There are various categories of drink driving offences in New South Wales. They are: –

  • Novice (zero alcohol reading 0.01-0.019);
  • Special Range (over 0.02);
  • Low-Range PCA (0.05 – 0.079);
  • Mid-Range PCA (0.08 – 0.149);
  • High Range PCA (0.15 and above); or
  • Refuse a Breath Analysis.

On 8 September 2004, the New South Wales Court of Criminal Appeal delivered a “Guideline Judgment” concerning the offence of High-Range PCA (Prescribed Concentration of Alcohol) in Re: Application by Attorney-General (No. 3 of 2002) (2004) 61 NSWLR 305).

The Guideline Judgment is relevant to offenders found guilty of High-Range PCA, however, courts often refer to the same principles when Sentencing offenders charged with Low-Range and Mid-Range PCA offences.

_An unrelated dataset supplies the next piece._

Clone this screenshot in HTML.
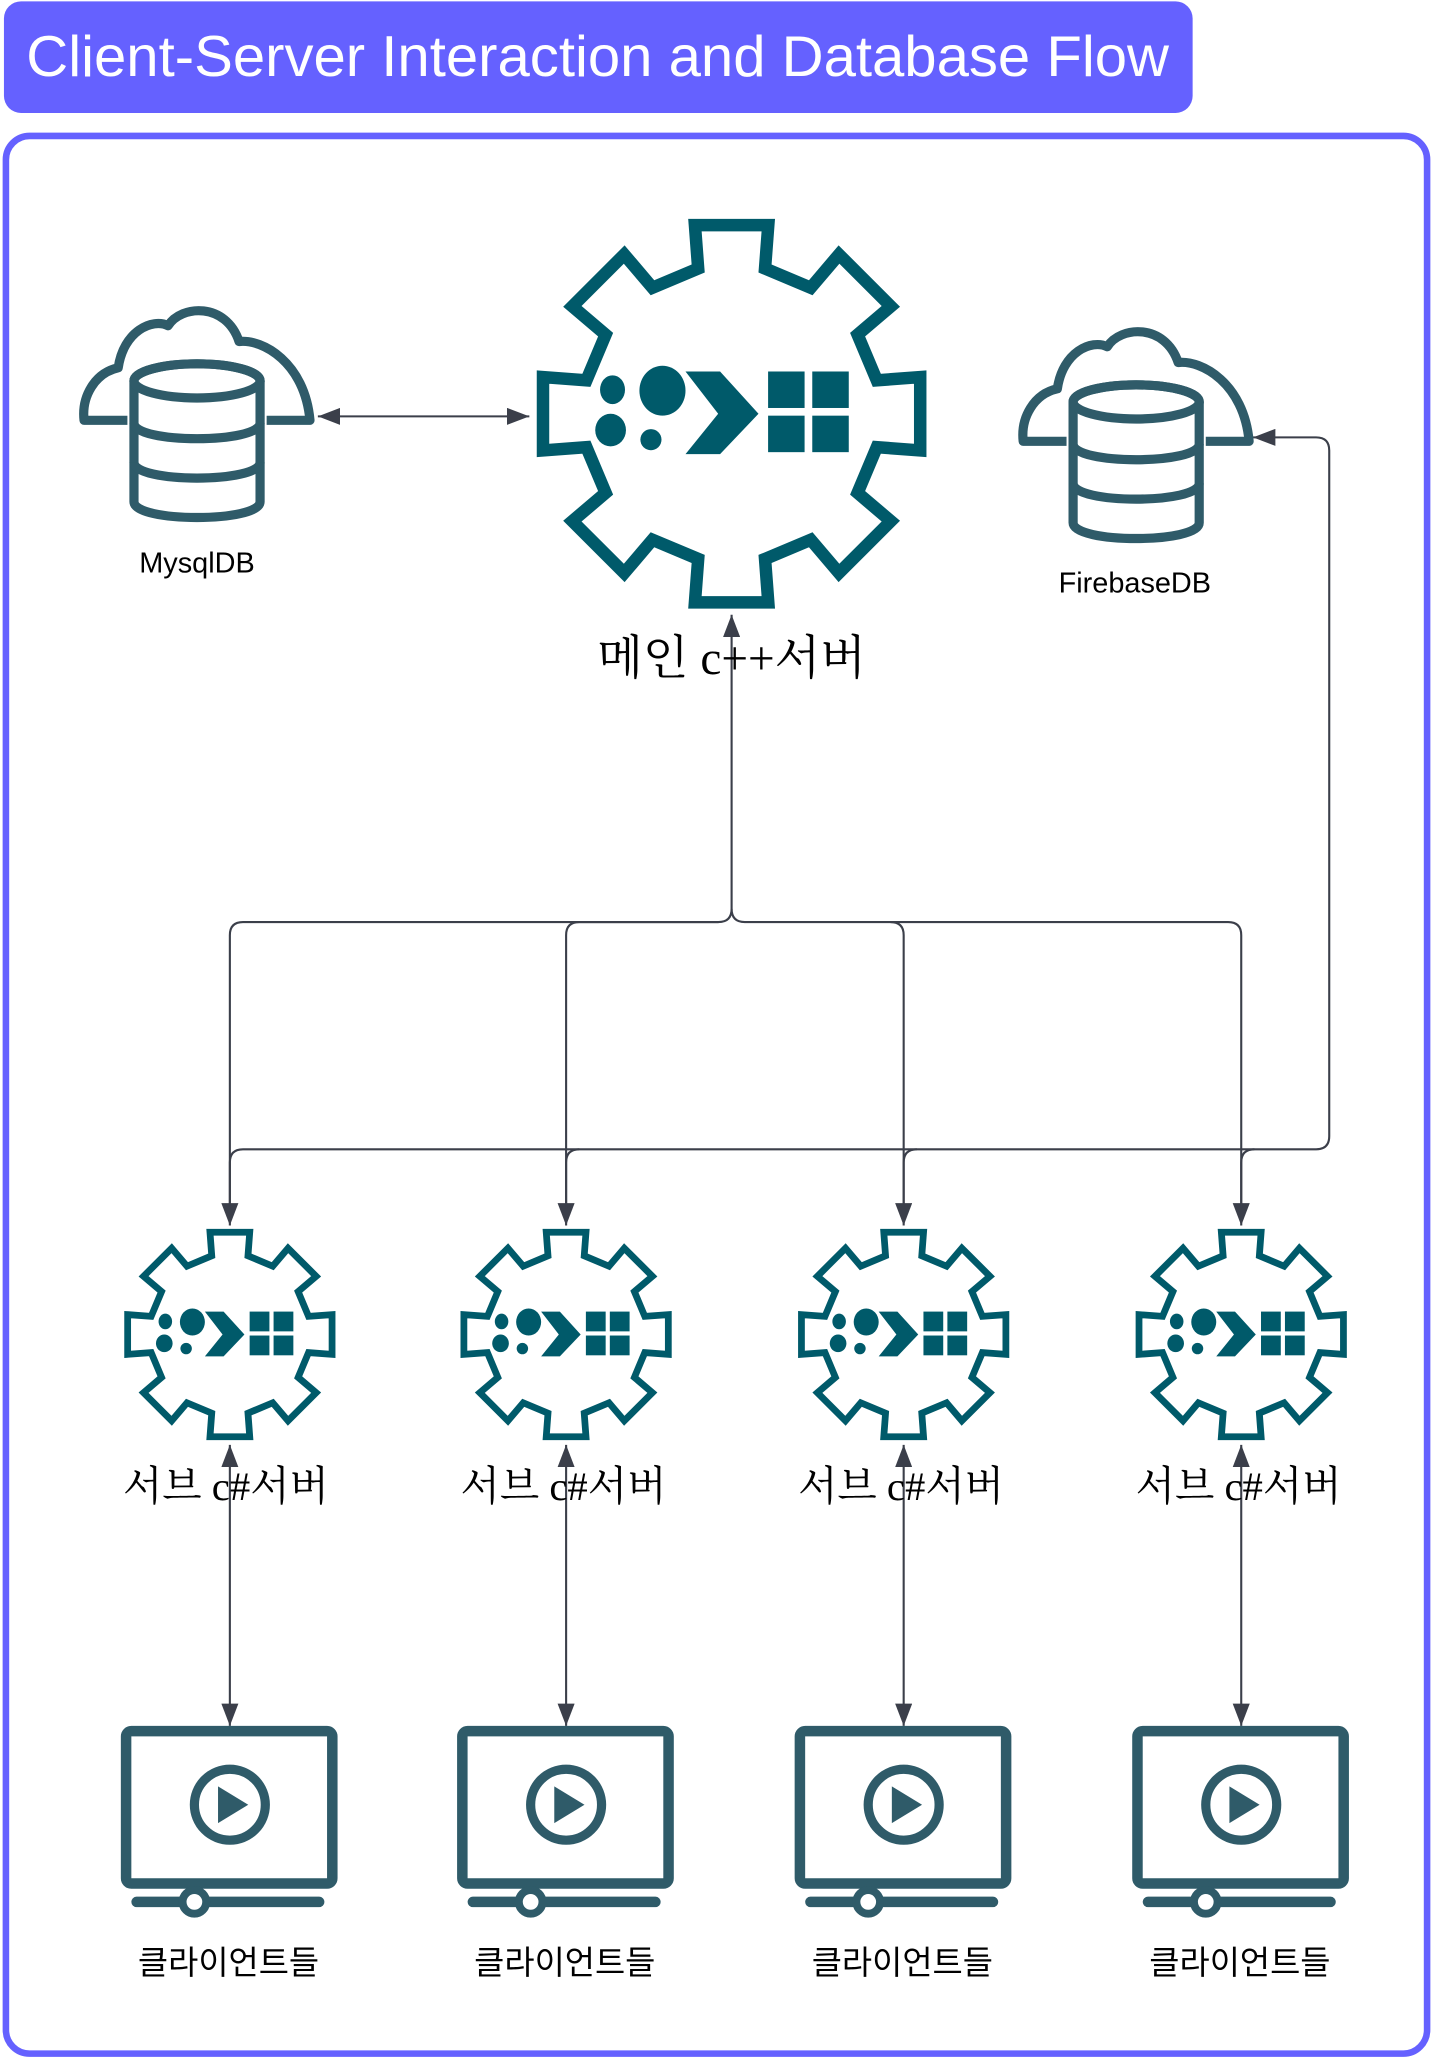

The Judgment Guideline sets out the nature and the elements for consideration when Sentencing an offender.

The Supreme Court of New South Wales provided the following aggravating factors: –

  • Degree of intoxication;
  • Erratic or aggressive driving;
  • Competitive driving or showing off;
  • Length of the journey at which others are exposed to risk; and
  • Number of persons put at risk by the driving (i.e. the number of passengers in the vehicle).

The Supreme Court also made the following observations: –

  • Prior good character is of less relevance because persons of otherwise good character often commit these offences;
  • Nature of the driving: Once the vehicle is in motion the offence is more serious because of the risk of death or injury to others is increased;
  • Involvement in a driver education program: This will have little impact on the appropriate sentence to be imposed with High-Range PCA, except in relation to the length of disqualification or the amount of a fine. 

The Court further provided that the offence is “so serious and the criminality… so high” that the participation in a program cannot be seen as an alternative to punishment. It will not warrant the making of a section 10 simply because the offender has participated in such a program.

In terms of the period of disqualification, the automatic period is not the maximum, but merely a default period that operates on conviction unless some other order is made. The disqualification period can be extended. There should be “sufficient and appropriate reasons for reducing the automatic period”.

There will almost invariably be hardship, or at least inconvenience, caused by disqualification for such a lengthy period.

The following factors will assist the offender: –

  • The offender is of prior good character;
  • The offender has no or a minor traffic record;
  • The offender pleaded guilty at the first opportunity;
  • The offender completed the Traffic Offenders Rehabilitation Program;
  • There is little or no risk of re-offending; and/or
  • The offender would be significantly inconvenienced by loss of licence.

The following options are available to the accused depending on his/her instructions: –

  1. We’ll negotiate with the Prosecutor to have the charges withdrawn, downgraded and/or the Police Fact Sheets amended; or
  2. We’ll enter a plea of not guilty and proceed to a hearing; or
  3. We’ll enter a plea of guilty to the charges and proceed to dispute the Police Fact Sheets at a special “disputed facts” hearing; or
  4. We’ll enter a plea of guilty with full acceptance of the Police Fact Sheets; and
  5. We’ll submit thoroughly researched legal submissions requesting that the Court not record a criminal conviction.